- **SHORT EXERCISE**: Take the material below and extract the lines from the one with "Write the D3.js code for this chart." through the one with "const y = d3.scaleLinear().domain([0, 0.14]).range([367, 7.5]);", word for word, without pictures.
-- Start --
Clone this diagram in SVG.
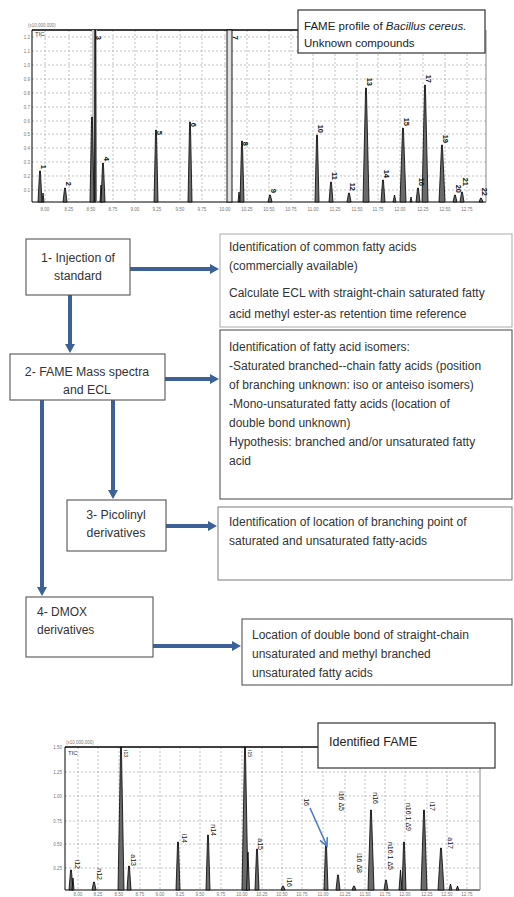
<svg xmlns="http://www.w3.org/2000/svg" width="514" height="897" viewBox="0 0 514 897">
<style>
.grid{stroke:#9a9a9a;stroke-width:0.6;stroke-dasharray:2,2;fill:none}
.axis{stroke:#000;stroke-width:1;fill:none}
.pk{fill:#6a6a6a;stroke:#000;stroke-width:0.8;stroke-linejoin:round}
.tick{font-family:"Liberation Sans",Arial,sans-serif;font-size:4.5px;fill:#777}
.pl{font-family:"Liberation Sans",Arial,sans-serif;font-size:7.5px;font-weight:bold;fill:#111}
.pl2{font-family:"Liberation Sans",Arial,sans-serif;font-size:7px;fill:#111}
.box{fill:#fff;stroke:#555;stroke-width:1.1}
.boxl{fill:#fff;stroke:#aaa;stroke-width:1}
.t{font-family:"Liberation Sans",Arial,sans-serif;font-size:12px;fill:#333}
.tc{font-family:"Liberation Sans",Arial,sans-serif;font-size:12.3px;fill:#333;text-anchor:middle}
.conn{stroke:#3c6196;stroke-width:4;fill:none}
.leg{fill:#fff;stroke:#333;stroke-width:1.2}
.lt{font-family:"Liberation Sans",Arial,sans-serif;font-size:11.5px;fill:#222}
</style>
<defs>
<marker id="ah" markerUnits="userSpaceOnUse" markerWidth="9" markerHeight="10" refX="2" refY="5" orient="auto">
<path d="M0,0 L9,5 L0,10 Z" fill="#3c6196"/>
</marker>
</defs>

<!-- TOP CHROMATOGRAM -->
<g id="chart-top">
<g class="grid">
<path d="M45,30V202M69,30V202M91,30V202M113,30V202M135,30V202M157,30V202M180,30V202M202,30V202M225,30V202M247,30V202M269,30V202M291,30V202M313,30V202M335,30V202M357,30V202M378,30V202M400,30V202M423,30V202M445,30V202M467,30V202"/>
<path d="M32,37H486M32,51H486M32,65H486M32,79H486M32,93H486M32,107H486M32,121H486M32,134H486M32,148H486M32,162H486M32,176H486M32,190H486"/>
</g>
<path class="axis" d="M32,30V202H486"/>
<path d="M32,30H300" stroke="#000" stroke-width="1.5"/>
<path d="M486,30V202" stroke="#888" stroke-width="1"/>
<text class="tick" x="28" y="27">(x10,000,000)</text>
<text class="tick" x="35" y="36" style="font-size:6px;fill:#333">TIC</text>
<g class="tick" text-anchor="end">
<text x="30" y="39">1.2</text><text x="30" y="53">1.1</text><text x="30" y="67">1.0</text><text x="30" y="81">0.9</text><text x="30" y="95">0.8</text><text x="30" y="109">0.7</text><text x="30" y="123">0.6</text><text x="30" y="136">0.5</text><text x="30" y="150">0.4</text><text x="30" y="164">0.3</text><text x="30" y="178">0.2</text><text x="30" y="192">0.1</text>
</g>
<g class="tick" text-anchor="middle">
<text x="45" y="211">8.00</text><text x="69" y="211">8.25</text><text x="91" y="211">8.50</text><text x="113" y="211">8.75</text><text x="135" y="211">9.00</text><text x="157" y="211">9.25</text><text x="180" y="211">9.50</text><text x="202" y="211">9.75</text><text x="225" y="211">10.00</text><text x="247" y="211">10.25</text><text x="269" y="211">10.50</text><text x="291" y="211">10.75</text><text x="313" y="211">11.00</text><text x="335" y="211">11.25</text><text x="357" y="211">11.50</text><text x="378" y="211">11.75</text><text x="400" y="211">12.00</text><text x="423" y="211">12.25</text><text x="445" y="211">12.50</text><text x="467" y="211">12.75</text>
</g>
<rect x="92" y="30" width="5" height="172" fill="#c8c8c8"/>
<rect x="227" y="30" width="5" height="172" fill="#e0e0e0" stroke="#000" stroke-width="0.9"/>
<g class="pk">
<path d="M38,202L39.6,171L40.4,171L42,202Z"/>
<path d="M42,202L43,193L44,202Z"/>
<path d="M63,202L64.6,188L65.4,188L67,202Z"/>
<path d="M90,202L91.6,117L92.4,117L94,202Z"/>
<path d="M94.5,202L94.8,30L95.6,30L96,202Z"/>
<path d="M100,202L101,185L102,202Z"/>
<path d="M101,202L102.6,163L103.4,163L105,202Z"/>
<path d="M154,202L155.6,130L156.4,130L158,202Z"/>
<path d="M188,202L189.6,122L190.4,122L192,202Z"/>
<path d="M238,202L239,192L240,202Z"/>
<path d="M240,202L241.6,141L242.4,141L244,202Z"/>
<path d="M268,202L269.6,195L270.4,195L272,202Z"/>
<path d="M315,202L316.6,135L317.4,135L319,202Z"/>
<path d="M329,202L330.6,182L331.4,182L333,202Z"/>
<path d="M347,202L348.6,193L349.4,193L351,202Z"/>
<path d="M363,202L365.6,88L366.4,88L369,202Z"/>
<path d="M381,202L382.6,180L383.4,180L385,202Z"/>
<path d="M393,202L394.5,195L396,202Z"/>
<path d="M400,202L402.6,128L403.4,128L406,202Z"/>
<path d="M410,202L411,197L412,202Z"/>
<path d="M416,202L417.6,188L418.4,188L420,202Z"/>
<path d="M422,202L424.6,85L425.4,85L428,202Z"/>
<path d="M439,202L441.6,145L442.4,145L445,202Z"/>
<path d="M453,202L454.6,195L455.4,195L457,202Z"/>
<path d="M460,202L461.6,192L462.4,192L464,202Z"/>
<path d="M479,202L480.6,198L481.4,198L483,202Z"/>
</g>
<g class="pl" text-anchor="end">
<text transform="translate(41,169) rotate(90)">1</text>
<text transform="translate(66,186) rotate(90)">2</text>
<text transform="translate(96,40) rotate(90)">3</text>
<text transform="translate(104,161) rotate(90)">4</text>
<text transform="translate(157,135) rotate(90)">5</text>
<text transform="translate(191,127) rotate(90)">6</text>
<text transform="translate(233,40) rotate(90)">7</text>
<text transform="translate(243,146) rotate(90)">8</text>
<text transform="translate(271,193) rotate(90)">9</text>
<text transform="translate(318,133) rotate(90)">10</text>
<text transform="translate(332,180) rotate(90)">11</text>
<text transform="translate(350,191) rotate(90)">12</text>
<text transform="translate(367,86) rotate(90)">13</text>
<text transform="translate(384,178) rotate(90)">14</text>
<text transform="translate(404,126) rotate(90)">15</text>
<text transform="translate(419,186) rotate(90)">16</text>
<text transform="translate(426,83) rotate(90)">17</text>
<text transform="translate(443,143) rotate(90)">19</text>
<text transform="translate(456,193) rotate(90)">20</text>
<text transform="translate(463,186) rotate(90)">21</text>
<text transform="translate(482,196) rotate(90)">22</text>
</g>
</g>
<g id="legend-top">
<rect class="leg" x="298" y="10" width="187" height="43"/>
<text class="lt" x="304" y="30">FAME profile of <tspan font-style="italic">Bacillus cereus.</tspan></text>
<text class="lt" x="304" y="47">Unknown compounds</text>
</g>

<!-- FLOWCHART -->
<g id="connectors">
<path class="conn" d="M130,269H212" marker-end="url(#ah)"/>
<path class="conn" d="M165,379H212" marker-end="url(#ah)"/>
<path class="conn" d="M166,526H210" marker-end="url(#ah)"/>
<path class="conn" d="M153,646H234" marker-end="url(#ah)"/>
<path class="conn" d="M70,295V346" marker-end="url(#ah)"/>
<path class="conn" d="M113,400V492" marker-end="url(#ah)"/>
<path class="conn" d="M42,400V589" marker-end="url(#ah)"/>
</g>

<g id="n1">
<rect class="box" x="26" y="239" width="104" height="56"/>
<text class="tc" x="78" y="262">1- Injection of</text>
<text class="tc" x="78" y="280">standard</text>
</g>
<g id="n2">
<rect class="box" x="10" y="354" width="155" height="46"/>
<text class="tc" x="87" y="376">2- FAME Mass spectra</text>
<text class="tc" x="87" y="394">and ECL</text>
</g>
<g id="n3">
<rect class="box" x="67" y="500" width="99" height="51"/>
<text class="tc" x="116" y="519">3- Picolinyl</text>
<text class="tc" x="116" y="537">derivatives</text>
</g>
<g id="n4">
<rect class="box" x="26" y="597" width="127" height="60"/>
<text class="t" x="37" y="616">4- DMOX</text>
<text class="t" x="37" y="634">derivatives</text>
</g>
<g id="r1">
<rect class="boxl" x="220" y="234" width="292" height="93"/>
<text class="t" x="229" y="251">Identification of common fatty acids</text>
<text class="t" x="229" y="270">(commercially available)</text>
<text class="t" x="229" y="297">Calculate ECL with straight-chain saturated fatty</text>
<text class="t" x="229" y="318">acid methyl ester-as retention time  reference</text>
</g>
<g id="r2">
<rect class="box" x="220" y="330" width="292" height="169"/>
<text class="t" x="229" y="351">Identification of fatty acid isomers:</text>
<text class="t" x="229" y="370">-Saturated branched--chain fatty acids (position</text>
<text class="t" x="229" y="389">of branching unknown: iso or anteiso isomers)</text>
<text class="t" x="229" y="408">-Mono-unsaturated fatty acids (location of</text>
<text class="t" x="229" y="427">double bond unknown)</text>
<text class="t" x="229" y="446">Hypothesis: branched and/or unsaturated fatty</text>
<text class="t" x="229" y="465">acid</text>
</g>
<g id="r3">
<rect class="box" x="218" y="507" width="294" height="73" style="stroke:#888"/>
<text class="t" x="229" y="526">Identification of location of branching point of</text>
<text class="t" x="229" y="545">saturated and unsaturated fatty-acids</text>
</g>
<g id="r4">
<rect class="box" x="242" y="619" width="270" height="66"/>
<text class="t" x="252" y="639">Location of double bond of straight-chain</text>
<text class="t" x="252" y="658">unsaturated and methyl branched</text>
<text class="t" x="252" y="677">unsaturated fatty acids</text>
</g>

<!-- BOTTOM CHROMATOGRAM -->
<g id="chart-bottom">
<g class="grid">
<path d="M78,747V890M98,747V890M119,747V890M140,747V890M160,747V890M180,747V890M200,747V890M221,747V890M242,747V890M262,747V890M282,747V890M302,747V890M323,747V890M345,747V890M365,747V890M385,747V890M405,747V890M427,747V890M447,747V890M467,747V890"/>
<path d="M65,772H480M65,796H480M65,821H480M65,844H480M65,868H480"/>
</g>
<path class="axis" d="M65,747V890H480"/>
<path d="M65,747H320" stroke="#000" stroke-width="1.5"/>
<path d="M480,747V890" stroke="#888" stroke-width="1"/>
<text class="tick" x="66" y="744">(x10,000,000)</text>
<text class="tick" x="68" y="755" style="font-size:6px;fill:#333">TIC</text>
<g class="tick" text-anchor="end">
<text x="62" y="749">1.50</text><text x="62" y="774">1.25</text><text x="62" y="798">1.00</text><text x="62" y="823">0.75</text><text x="62" y="846">0.50</text><text x="62" y="870">0.25</text>
</g>
<g class="tick" text-anchor="middle">
<text x="78" y="896">8.00</text><text x="98" y="896">8.25</text><text x="119" y="896">8.50</text><text x="140" y="896">8.75</text><text x="160" y="896">9.00</text><text x="180" y="896">9.25</text><text x="200" y="896">9.50</text><text x="221" y="896">9.75</text><text x="242" y="896">10.00</text><text x="262" y="896">10.25</text><text x="282" y="896">10.50</text><text x="302" y="896">10.75</text><text x="323" y="896">11.00</text><text x="345" y="896">11.25</text><text x="365" y="896">11.50</text><text x="385" y="896">11.75</text><text x="405" y="896">12.00</text><text x="427" y="896">12.25</text><text x="447" y="896">12.50</text><text x="467" y="896">12.75</text>
</g>
<g class="pk">
<path d="M69,890L70.6,870L71.4,870L73,890Z"/>
<path d="M72,890L73,878L74,890Z"/>
<path d="M92,890L93.6,882L94.4,882L96,890Z"/>
<path d="M118,890L120.6,747L121.4,747L124,890Z"/>
<path d="M127,890L128.6,866L129.4,866L131,890Z"/>
<path d="M176,890L177.6,842L178.4,842L180,890Z"/>
<path d="M206,890L207.6,835L208.4,835L210,890Z"/>
<path d="M242,890L244.6,747L245.4,747L248,890Z"/>
<path d="M246.5,890L248,852L249.5,890Z"/>
<path d="M255,890L256.6,849L257.4,849L259,890Z"/>
<path d="M281,890L282.6,886L283.4,886L285,890Z"/>
<path d="M324,890L325.6,843L326.4,843L328,890Z"/>
<path d="M336,890L337.6,875L338.4,875L340,890Z"/>
<path d="M352,890L353.6,886L354.4,886L356,890Z"/>
<path d="M368,890L370.6,810L371.4,810L374,890Z"/>
<path d="M384,890L385.6,880L386.4,880L388,890Z"/>
<path d="M399,890L400.5,870L402,890Z"/>
<path d="M402,890L403.6,842L404.4,842L406,890Z"/>
<path d="M421,890L423.6,810L424.4,810L427,890Z"/>
<path d="M438,890L440.6,848L441.4,848L444,890Z"/>
<path d="M449,890L450.5,884L452,890Z"/>
<path d="M456,890L457.5,886L459,890Z"/>
</g>
<g class="pl2" text-anchor="end">
<text transform="translate(75,869) rotate(90)">i12</text>
<text transform="translate(97,880) rotate(90)">n12</text>
<text transform="translate(124,757) rotate(90)" style="font-size:5px">i13</text>
<text transform="translate(131,866) rotate(90)">a13</text>
<text transform="translate(182,843) rotate(90)">i14</text>
<text transform="translate(211,836) rotate(90)">n14</text>
<text transform="translate(248,757) rotate(90)" style="font-size:5px">i15</text>
<text transform="translate(258,850) rotate(90)">a15</text>
<text transform="translate(287,887) rotate(90)">i16</text>
<text transform="translate(304,806) rotate(90)">16</text>
<text transform="translate(339,811) rotate(90)">i16 Δ5</text>
<text transform="translate(357,873) rotate(90)">i16 Δ8</text>
<text transform="translate(373,804) rotate(90)">n16</text>
<text transform="translate(388,870) rotate(90)">n16:1 Δ5</text>
<text transform="translate(406,831) rotate(90)">n16:1 Δ9</text>
<text transform="translate(430,811) rotate(90)">i17</text>
<text transform="translate(448,849) rotate(90)">a17</text>
</g>
<path d="M310,808L327,846M320,840.3L327,846L327.3,837.1" stroke="#4a7fc1" stroke-width="1.6" fill="none"/>
</g>
<g id="legend-bottom">
<rect class="leg" x="318" y="723" width="177" height="45"/>
<text class="lt" x="329" y="746" style="font-size:12.5px">Identified FAME</text>
</g>
</svg>
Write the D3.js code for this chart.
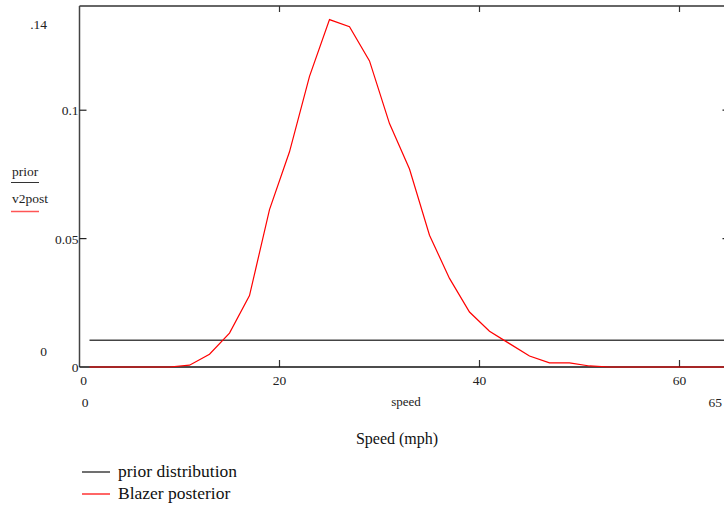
<!DOCTYPE html>
<html>
<head>
<meta charset="utf-8">
<script src="https://cdn.jsdelivr.net/npm/d3@7"></script>
<style>
  body { margin: 0; background: #fff; }
  svg { display: block; font-family: "Liberation Serif", "DejaVu Serif", serif; }
</style>
</head>
<body>
<svg id="chart" width="724" height="506"></svg>
<script>
// speeds sampled every 2 mph
const speed = [1,3,5,7,9,11,13,15,17,19,21,23,25,27,29,31,33,35,37,39,41,43,45,47,49,51,53,55,57,59,61,63,65];
const prior = speed.map(() => 0.0104);
const v2post = [0,0,0,0,0,0.0007,0.005,0.0132,0.0278,0.0613,0.0838,0.1132,0.1353,0.1325,0.1192,0.0948,0.0771,0.0513,0.0345,0.0214,0.0139,0.0091,0.0043,0.0016,0.0016,0.0004,0,0,0,0,0,0,0];
const xTicks = [20, 40, 60];
const yTicks = [0.05, 0.1];

const svg = d3.select("#chart");

const x = d3.scaleLinear().domain([0, 65]).range([79.5, 729.5]);
const y = d3.scaleLinear().domain([0, 0.14]).range([367, 7.5]);

const frameTop = 6, frameBot = y(0);

// frame
const g = svg.append("g");
g.append("line") // top
    .attr("x1", x(0)).attr("x2", x(65)).attr("y1", frameTop).attr("y2", frameTop)
    .attr("stroke", "#333").attr("stroke-width", 1.5);
g.append("line") // left
    .attr("x1", x(0)).attr("x2", x(0)).attr("y1", frameTop).attr("y2", frameBot)
    .attr("stroke", "#444").attr("stroke-width", 1.5);
g.append("line") // right
    .attr("x1", x(65)).attr("x2", x(65)).attr("y1", frameTop).attr("y2", frameBot)
    .attr("stroke", "#444").attr("stroke-width", 1.5);

// ticks
xTicks.forEach(t => {
  g.append("line").attr("x1", x(t)).attr("x2", x(t)).attr("y1", frameTop).attr("y2", frameTop + 6)
      .attr("stroke", "#333").attr("stroke-width", 1.2);
  g.append("line").attr("x1", x(t)).attr("x2", x(t)).attr("y1", frameBot).attr("y2", frameBot - 7)
      .attr("stroke", "#333").attr("stroke-width", 1.2);
  g.append("text").attr("x", x(t)).attr("y", frameBot + 18)
      .attr("text-anchor", "middle").attr("font-size", 13.5).attr("fill", "#222").text(t);
});
yTicks.forEach(t => {
  g.append("line").attr("x1", x(0)).attr("x2", x(0) + 7).attr("y1", y(t)).attr("y2", y(t))
      .attr("stroke", "#222").attr("stroke-width", 1.2);
  g.append("line").attr("x1", x(65)).attr("x2", x(65) - 7).attr("y1", y(t)).attr("y2", y(t))
      .attr("stroke", "#222").attr("stroke-width", 1.2);
  g.append("text").attr("x", x(0) - 1).attr("y", y(t) + 5)
      .attr("text-anchor", "end").attr("font-size", 13.5).attr("fill", "#222").text(t);
});
g.append("text").attr("x", x(0) - 1).attr("y", frameBot + 5)
    .attr("text-anchor", "end").attr("font-size", 13.5).attr("fill", "#222").text("0");
g.append("text").attr("x", x(0) + 4).attr("y", frameBot + 18)
    .attr("text-anchor", "middle").attr("font-size", 13.5).attr("fill", "#222").text("0");

// Mathcad-style range labels
g.append("text").attr("x", 47).attr("y", 29).attr("text-anchor", "end")
    .attr("font-size", 13.5).attr("fill", "#222").text(".14");
g.append("text").attr("x", 47).attr("y", 356).attr("text-anchor", "end")
    .attr("font-size", 13.5).attr("fill", "#222").text("0");
g.append("text").attr("x", 85).attr("y", 407).attr("text-anchor", "middle")
    .attr("font-size", 13.5).attr("fill", "#222").text("0");
g.append("text").attr("x", 722).attr("y", 407).attr("text-anchor", "end")
    .attr("font-size", 13.5).attr("fill", "#222").text("65");
g.append("text").attr("x", 406).attr("y", 406).attr("text-anchor", "middle")
    .attr("font-size", 13).attr("fill", "#222").text("speed");

// y axis trace labels
g.append("text").attr("x", 12).attr("y", 176).attr("font-size", 13.5).attr("fill", "#222").text("prior");
g.append("line").attr("x1", 11).attr("x2", 39).attr("y1", 182.5).attr("y2", 182.5)
    .attr("stroke", "#333").attr("stroke-width", 1);
g.append("text").attr("x", 12).attr("y", 203).attr("font-size", 13.5).attr("fill", "#222").text("v2post");
g.append("line").attr("x1", 11).attr("x2", 39).attr("y1", 211.5).attr("y2", 211.5)
    .attr("stroke", "#f55").attr("stroke-width", 1.5);

// data lines
const line = d3.line().x(d => x(d[0])).y(d => y(d[1]));
g.append("path").datum(speed.map((s, i) => [s, prior[i]]))
    .attr("d", line).attr("fill", "none").attr("stroke", "#444").attr("stroke-width", 1.5);

// bottom axis on top of prior, under posterior
g.append("line")
    .attr("x1", x(0)).attr("x2", x(65)).attr("y1", frameBot).attr("y2", frameBot)
    .attr("stroke", "#111").attr("stroke-width", 1.5);

g.append("path").datum(speed.map((s, i) => [s, v2post[i]]))
    .attr("d", line).attr("fill", "none").attr("stroke", "#f00").attr("stroke-width", 1.2);

// axis title
g.append("text").attr("x", 397).attr("y", 444).attr("text-anchor", "middle")
    .attr("font-size", 16).attr("fill", "#111").text("Speed (mph)");

// legend
const legend = [
  {label: "prior distribution", color: "#111"},
  {label: "Blazer posterior", color: "#f00"}
];
legend.forEach((d, i) => {
  const ly = 472 + i * 22;
  g.append("line").attr("x1", 82).attr("x2", 110).attr("y1", ly).attr("y2", ly)
      .attr("stroke", d.color).attr("stroke-width", 1.2);
  g.append("text").attr("x", 118).attr("y", ly + 5).attr("font-size", 17.5)
      .attr("fill", "#111").text(d.label);
});
</script>
</body>
</html>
-- End --
- **COMPLETE RESPONSE**:
Write the D3.js code for this chart.
<!DOCTYPE html>
<html>
<head>
<meta charset="utf-8">
<script src="https://cdn.jsdelivr.net/npm/d3@7"></script>
<style>
  body { margin: 0; background: #fff; }
  svg { display: block; font-family: "Liberation Serif", "DejaVu Serif", serif; }
</style>
</head>
<body>
<svg id="chart" width="724" height="506"></svg>
<script>
// speeds sampled every 2 mph
const speed = [1,3,5,7,9,11,13,15,17,19,21,23,25,27,29,31,33,35,37,39,41,43,45,47,49,51,53,55,57,59,61,63,65];
const prior = speed.map(() => 0.0104);
const v2post = [0,0,0,0,0,0.0007,0.005,0.0132,0.0278,0.0613,0.0838,0.1132,0.1353,0.1325,0.1192,0.0948,0.0771,0.0513,0.0345,0.0214,0.0139,0.0091,0.0043,0.0016,0.0016,0.0004,0,0,0,0,0,0,0];
const xTicks = [20, 40, 60];
const yTicks = [0.05, 0.1];

const svg = d3.select("#chart");

const x = d3.scaleLinear().domain([0, 65]).range([79.5, 729.5]);
const y = d3.scaleLinear().domain([0, 0.14]).range([367, 7.5]);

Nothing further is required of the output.